======== INFORMATION SHOWN

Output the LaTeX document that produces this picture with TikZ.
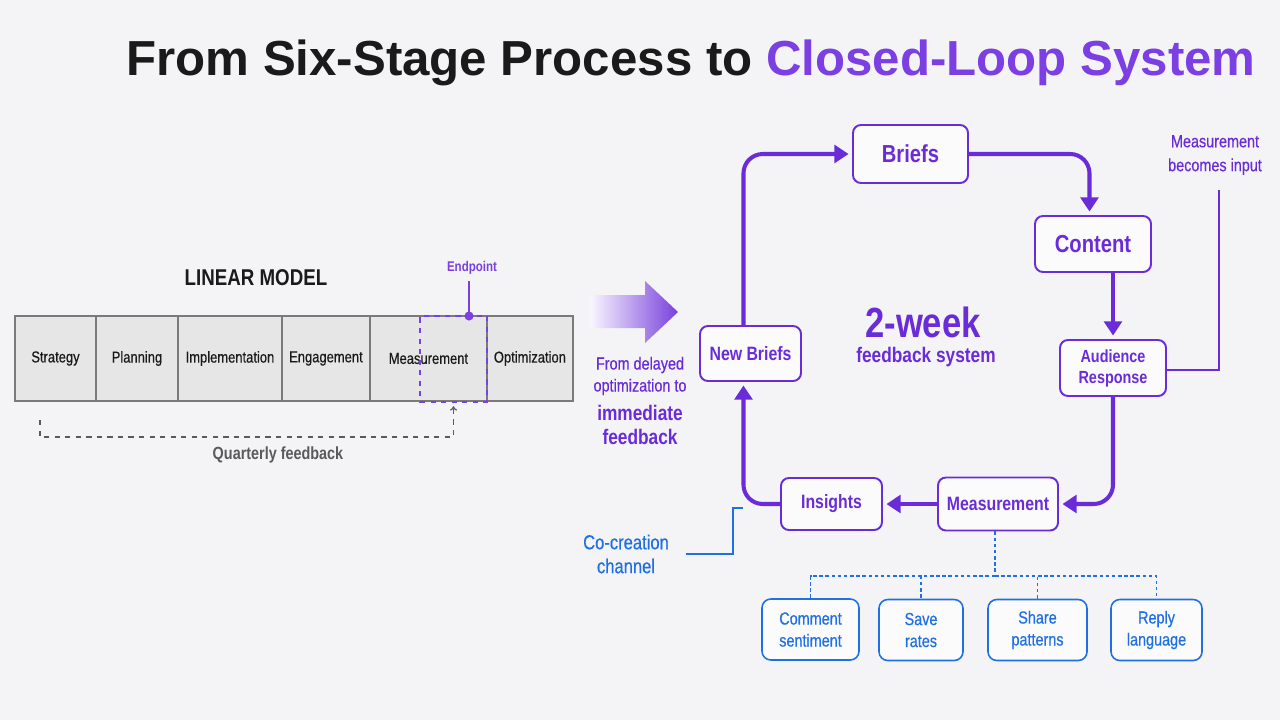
\documentclass[tikz,border=0pt]{standalone}
\usepackage{fontspec}
\setmainfont{Liberation Sans}[FakeStretch=0.82]
\newfontfamily\titlefont{Liberation Sans}
\newfontfamily\medfont{Liberation Sans}[FakeStretch=0.82,FakeBold=0.5]
\usepackage{tikz}
\usetikzlibrary{arrows.meta,positioning,calc}
\definecolor{bgc}{HTML}{F4F4F6}
\definecolor{ink}{HTML}{1A1A1A}
\definecolor{violet}{HTML}{6A2BD9}
\definecolor{lilac}{HTML}{7B3FE4}
\definecolor{azure}{HTML}{1F6FE5}
\definecolor{slate}{HTML}{5A5A5A}
\definecolor{cell}{HTML}{E6E6E6}
\definecolor{rim}{HTML}{7A7A7A}

\begin{document}
\begin{tikzpicture}[x=0.02cm,y=-0.02cm,
   stage/.style={draw=rim,fill=cell,line width=0.7pt,minimum height=1.7cm,
      inner sep=0pt,outer sep=0pt,anchor=west,font=\medfont\fontsize{9}{11}\selectfont,text=ink},
   lbox/.style={draw=violet,fill=white!60!bgc,line width=1.1pt,rounded corners=4.5pt,
      inner sep=0pt,text=violet,align=center},
   mbox/.style={draw=azure,fill=white!60!bgc,line width=0.9pt,rounded corners=5pt,
      inner sep=0pt,text=azure,align=center,minimum height=1.22cm,
      font=\medfont\fontsize{10}{12.5}\selectfont},
   flow/.style={draw=violet,line width=2.3pt,rounded corners=11pt,
      -{Triangle[length=8pt,width=10pt]}},
   tree/.style={draw=azure,line width=0.6pt,dash pattern=on 2pt off 1.5pt}]
  \fill[bgc] (0,0) rectangle (1280,720);
  \useasboundingbox (0,0) rectangle (1280,720);

  \node[anchor=base,font=\titlefont\bfseries\fontsize{28}{32}\selectfont,text=ink] (title) at (691,75)
   {From Six-Stage Process to \textcolor{lilac}{Closed-Loop System}};

  \node[font=\bfseries\fontsize{13}{15}\selectfont,text=ink] (lin) at (256,278) {LINEAR MODEL};
  \node[stage,minimum width=1.62cm] (s1) at (15,358.5) {Strategy};
  \node[stage,minimum width=1.64cm] (s2) at (s1.east) {Planning};
  \node[stage,minimum width=2.08cm] (s3) at (s2.east) {Implementation};
  \node[stage,minimum width=1.76cm] (s4) at (s3.east) {Engagement};
  \node[stage,minimum width=2.34cm] (s5) at (s4.east) {Measurement};
  \node[stage,minimum width=1.72cm] (s6) at (s5.east) {Optimization};
  \node[draw=lilac,line width=0.8pt,dashed,minimum width=1.34cm,minimum height=1.72cm,inner sep=0pt] (endbox) at (453.5,359) {};
  \node[font=\bfseries\fontsize{8}{10}\selectfont,text=lilac] (endl) at (472,268) {Endpoint};
  \coordinate (dot) at (469,316);
  \draw[lilac,line width=0.8pt] (endl.south -| dot) -- (dot);
  \fill[lilac] (dot) circle (2.6pt);
  \coordinate (qs) at (40,420);
  \draw[slate,line width=0.7pt,dashed,-{To[length=2.5pt,width=4pt]}] (qs) -- (40,437) -| ([yshift=-2pt]endbox.south);
  \node[font=\bfseries\fontsize{10}{12}\selectfont,text=slate] (qf) at (278,455) {Quarterly feedback};

  \shade[left color=violet!4,right color=violet!90] (590,295) -- (645,295) -- (645,281) -- (678,312)
     -- (645,343) -- (645,328) -- (590,328) -- cycle;
  \node[align=center,text=violet,font=\medfont\fontsize{10}{12.5}\selectfont] (frm) at (640,376) {From delayed\\optimization to};
  \node[align=center,text=violet,font=\bfseries\fontsize{12}{13.7}\selectfont] (imm) at (640,425) {immediate\\feedback};

  \node[lbox,minimum width=2.3cm,minimum height=1.16cm,font=\bfseries\fontsize{14}{16}\selectfont] (brf) at (910.5,154) {Briefs};
  \node[lbox,minimum width=2.32cm,minimum height=1.12cm,font=\bfseries\fontsize{14}{16}\selectfont] (cnt) at (1093,244) {Content};
  \node[lbox,minimum width=2.12cm,minimum height=1.12cm,font=\bfseries\fontsize{10}{12}\selectfont] (aud) at (1113,368) {Audience\\Response};
  \node[lbox,minimum width=2.4cm,minimum height=1.06cm,font=\bfseries\fontsize{11}{13}\selectfont] (mea) at (998,504) {Measurement};
  \node[lbox,minimum width=2.02cm,minimum height=1.04cm,font=\bfseries\fontsize{11}{13}\selectfont] (ins) at (831.5,504) {Insights};
  \node[lbox,minimum width=2.02cm,minimum height=1.1cm,font=\bfseries\fontsize{11}{13}\selectfont] (nbr) at (750.5,353.5) {New Briefs};

  \draw[flow] ([xshift=-4pt]nbr.north) |- ([xshift=-2pt]brf.west);
  \draw[flow] (brf.east) -| ([xshift=-2pt,yshift=2pt]cnt.north);
  \draw[flow] (cnt.south -| aud.north) -- ([yshift=2pt]aud.north);
  \draw[flow] (aud.south) |- ([xshift=2pt]mea.east);
  \draw[flow] (mea.west) -- ([xshift=2pt]ins.east);
  \draw[flow] (ins.west) -| ([xshift=-4pt,yshift=-2pt]nbr.south);

  \node[font=\bfseries\fontsize{24}{26}\selectfont,text=violet] (wk) at (923,322) {2-week};
  \node[font=\bfseries\fontsize{12}{14}\selectfont,text=violet] (fbs) at (926,357) {feedback system};

  \node[align=center,text=violet,font=\medfont\fontsize{10}{13.6}\selectfont] (mbi) at (1215,155) {Measurement\\becomes input};
  \draw[violet,line width=1.1pt] ([xshift=2pt,yshift=-5pt]mbi.south) |- ([yshift=-1pt]aud.east);

  \node[align=center,text=azure,font=\medfont\fontsize{11.5}{13.6}\selectfont] (cocr) at (626,554) {Co-creation\\channel};
  \coordinate (coend) at (743,508);
  \draw[azure,line width=1.1pt] ([xshift=6pt]cocr.east) -- (733,554) |- (coend);

  \node[mbox,minimum width=1.94cm] (cs) at (810.5,629.5) {Comment\\sentiment};
  \node[mbox,minimum width=1.68cm] (sr) at (921,630) {Save\\rates};
  \node[mbox,minimum width=1.98cm] (sp) at (1037.5,630) {Share\\patterns};
  \node[mbox,minimum width=1.82cm] (rl) at (1156.5,630) {Reply\\language};
  \coordinate (hub) at (995,576);
  \draw[tree] (mea.south -| hub) -- (hub);
  \foreach \b in {cs,sr,sp,rl}
    \draw[tree] (hub) -| (\b.north);
\end{tikzpicture}
\end{document}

================

TASK TO COMPLETE >> Copy the data character for character, but drop all pictures from the copy.

EXPECTED OUTPUT >>
Output the LaTeX document that produces this picture with TikZ.
\documentclass[tikz,border=0pt]{standalone}
\usepackage{fontspec}
\setmainfont{Liberation Sans}[FakeStretch=0.82]
\newfontfamily\titlefont{Liberation Sans}
\newfontfamily\medfont{Liberation Sans}[FakeStretch=0.82,FakeBold=0.5]
\usepackage{tikz}
\usetikzlibrary{arrows.meta,positioning,calc}
\definecolor{bgc}{HTML}{F4F4F6}
\definecolor{ink}{HTML}{1A1A1A}
\definecolor{violet}{HTML}{6A2BD9}
\definecolor{lilac}{HTML}{7B3FE4}
\definecolor{azure}{HTML}{1F6FE5}
\definecolor{slate}{HTML}{5A5A5A}
\definecolor{cell}{HTML}{E6E6E6}
\definecolor{rim}{HTML}{7A7A7A}

\begin{document}
\begin{tikzpicture}[x=0.02cm,y=-0.02cm,
   stage/.style={draw=rim,fill=cell,line width=0.7pt,minimum height=1.7cm,
      inner sep=0pt,outer sep=0pt,anchor=west,font=\medfont\fontsize{9}{11}\selectfont,text=ink},
   lbox/.style={draw=violet,fill=white!60!bgc,line width=1.1pt,rounded corners=4.5pt,
      inner sep=0pt,text=violet,align=center},
   mbox/.style={draw=azure,fill=white!60!bgc,line width=0.9pt,rounded corners=5pt,
      inner sep=0pt,text=azure,align=center,minimum height=1.22cm,
      font=\medfont\fontsize{10}{12.5}\selectfont},
   flow/.style={draw=violet,line width=2.3pt,rounded corners=11pt,
      -{Triangle[length=8pt,width=10pt]}},
   tree/.style={draw=azure,line width=0.6pt,dash pattern=on 2pt off 1.5pt}]
  \fill[bgc] (0,0) rectangle (1280,720);
  \useasboundingbox (0,0) rectangle (1280,720);

  \node[anchor=base,font=\titlefont\bfseries\fontsize{28}{32}\selectfont,text=ink] (title) at (691,75)
   {From Six-Stage Process to \textcolor{lilac}{Closed-Loop System}};

  \node[font=\bfseries\fontsize{13}{15}\selectfont,text=ink] (lin) at (256,278) {LINEAR MODEL};
  \node[stage,minimum width=1.62cm] (s1) at (15,358.5) {Strategy};
  \node[stage,minimum width=1.64cm] (s2) at (s1.east) {Planning};
  \node[stage,minimum width=2.08cm] (s3) at (s2.east) {Implementation};
  \node[stage,minimum width=1.76cm] (s4) at (s3.east) {Engagement};
  \node[stage,minimum width=2.34cm] (s5) at (s4.east) {Measurement};
  \node[stage,minimum width=1.72cm] (s6) at (s5.east) {Optimization};
  \node[draw=lilac,line width=0.8pt,dashed,minimum width=1.34cm,minimum height=1.72cm,inner sep=0pt] (endbox) at (453.5,359) {};
  \node[font=\bfseries\fontsize{8}{10}\selectfont,text=lilac] (endl) at (472,268) {Endpoint};
  \coordinate (dot) at (469,316);
  \draw[lilac,line width=0.8pt] (endl.south -| dot) -- (dot);
  \fill[lilac] (dot) circle (2.6pt);
  \coordinate (qs) at (40,420);
  \draw[slate,line width=0.7pt,dashed,-{To[length=2.5pt,width=4pt]}] (qs) -- (40,437) -| ([yshift=-2pt]endbox.south);
  \node[font=\bfseries\fontsize{10}{12}\selectfont,text=slate] (qf) at (278,455) {Quarterly feedback};

  \shade[left color=violet!4,right color=violet!90] (590,295) -- (645,295) -- (645,281) -- (678,312)
     -- (645,343) -- (645,328) -- (590,328) -- cycle;
  \node[align=center,text=violet,font=\medfont\fontsize{10}{12.5}\selectfont] (frm) at (640,376) {From delayed\\optimization to};
  \node[align=center,text=violet,font=\bfseries\fontsize{12}{13.7}\selectfont] (imm) at (640,425) {immediate\\feedback};

  \node[lbox,minimum width=2.3cm,minimum height=1.16cm,font=\bfseries\fontsize{14}{16}\selectfont] (brf) at (910.5,154) {Briefs};
  \node[lbox,minimum width=2.32cm,minimum height=1.12cm,font=\bfseries\fontsize{14}{16}\selectfont] (cnt) at (1093,244) {Content};
  \node[lbox,minimum width=2.12cm,minimum height=1.12cm,font=\bfseries\fontsize{10}{12}\selectfont] (aud) at (1113,368) {Audience\\Response};
  \node[lbox,minimum width=2.4cm,minimum height=1.06cm,font=\bfseries\fontsize{11}{13}\selectfont] (mea) at (998,504) {Measurement};
  \node[lbox,minimum width=2.02cm,minimum height=1.04cm,font=\bfseries\fontsize{11}{13}\selectfont] (ins) at (831.5,504) {Insights};
  \node[lbox,minimum width=2.02cm,minimum height=1.1cm,font=\bfseries\fontsize{11}{13}\selectfont] (nbr) at (750.5,353.5) {New Briefs};

  \draw[flow] ([xshift=-4pt]nbr.north) |- ([xshift=-2pt]brf.west);
  \draw[flow] (brf.east) -| ([xshift=-2pt,yshift=2pt]cnt.north);
  \draw[flow] (cnt.south -| aud.north) -- ([yshift=2pt]aud.north);
  \draw[flow] (aud.south) |- ([xshift=2pt]mea.east);
  \draw[flow] (mea.west) -- ([xshift=2pt]ins.east);
  \draw[flow] (ins.west) -| ([xshift=-4pt,yshift=-2pt]nbr.south);

  \node[font=\bfseries\fontsize{24}{26}\selectfont,text=violet] (wk) at (923,322) {2-week};
  \node[font=\bfseries\fontsize{12}{14}\selectfont,text=violet] (fbs) at (926,357) {feedback system};

  \node[align=center,text=violet,font=\medfont\fontsize{10}{13.6}\selectfont] (mbi) at (1215,155) {Measurement\\becomes input};
  \draw[violet,line width=1.1pt] ([xshift=2pt,yshift=-5pt]mbi.south) |- ([yshift=-1pt]aud.east);

  \node[align=center,text=azure,font=\medfont\fontsize{11.5}{13.6}\selectfont] (cocr) at (626,554) {Co-creation\\channel};
  \coordinate (coend) at (743,508);
  \draw[azure,line width=1.1pt] ([xshift=6pt]cocr.east) -- (733,554) |- (coend);

  \node[mbox,minimum width=1.94cm] (cs) at (810.5,629.5) {Comment\\sentiment};
  \node[mbox,minimum width=1.68cm] (sr) at (921,630) {Save\\rates};
  \node[mbox,minimum width=1.98cm] (sp) at (1037.5,630) {Share\\patterns};
  \node[mbox,minimum width=1.82cm] (rl) at (1156.5,630) {Reply\\language};
  \coordinate (hub) at (995,576);
  \draw[tree] (mea.south -| hub) -- (hub);
  \foreach \b in {cs,sr,sp,rl}
    \draw[tree] (hub) -| (\b.north);
\end{tikzpicture}
\end{document}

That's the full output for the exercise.